RuntimeError: element 1 of tensors does not require grad and does not have a grad_fn

SparkJiao / llama-pipeline-parallel

A prototype repo for hybrid training of pipeline parallel and distributed data parallel with comments on core code snippets. Feel free to copy code and launch discussions about the problems you have encoured.

45 stars 2 forks source link

RuntimeError: element 1 of tensors does not require grad and does not have a grad_fn #5

Closed OAfzal closed 6 months ago

OAfzal commented 9 months ago

So, I have been trying to train the LLAMA 7B model on the alpaca dataset. I debugged, and element 1 seems to be the 4D attention mask I pass to the model from the torch dataset. FYI: I created both the position_ids and attention_mask in the custom torch dataset so no tensors are being created inside the forward. Do you know what may be triggering this. I did not make any changes to the model file you provided

SparkJiao commented 8 months ago

Sorry for missing this issue. Have you solved it?

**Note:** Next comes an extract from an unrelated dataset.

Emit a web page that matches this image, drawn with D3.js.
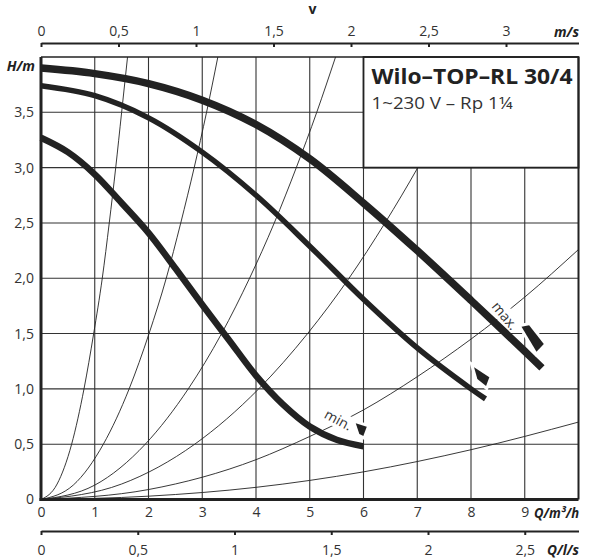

I think 4D attention mask is normal, which should be in shape [batch_size, 1, q_len, kv_len].

drewanye commented 8 months ago

I met the same problem. I found the problem occurs in adding some operations in forward. My case is that torch autograd failed when converting attention mask from [bsz, seq_len] to [bsz, 1, seq_len, seq_len] the forward function of EmbeddingPipe.

class EmbeddingPipe(torch.nn.Embedding):
    def forward(self, args):
        input_ids, attention_mask, position_ids = args
        inputs_embeds = super().forward(input_ids)
        # this raise Error
        attention_mask = _prepare_decoder_attention_mask(attention_mask, input_ids.shape, inputs_embeds, 0)
        return inputs_embeds, attention_mask, position_ids

SparkJiao commented 8 months ago

@drewanye Similarly, I would recommend to use the other implementation: https://github.com/SparkJiao/llama-pipeline-parallel/blob/main/models/llama_ds_mp_wrap.py#L128-L132

Currently, I'm also not sure the internal reason. But I think the principle to avoid this is try to avoid creating non-grad tensors during the forward pass. In other way, you could simply create them and pass them as inputs.

SparkJiao commented 6 months ago

Closed. Reopen it if you have further questions.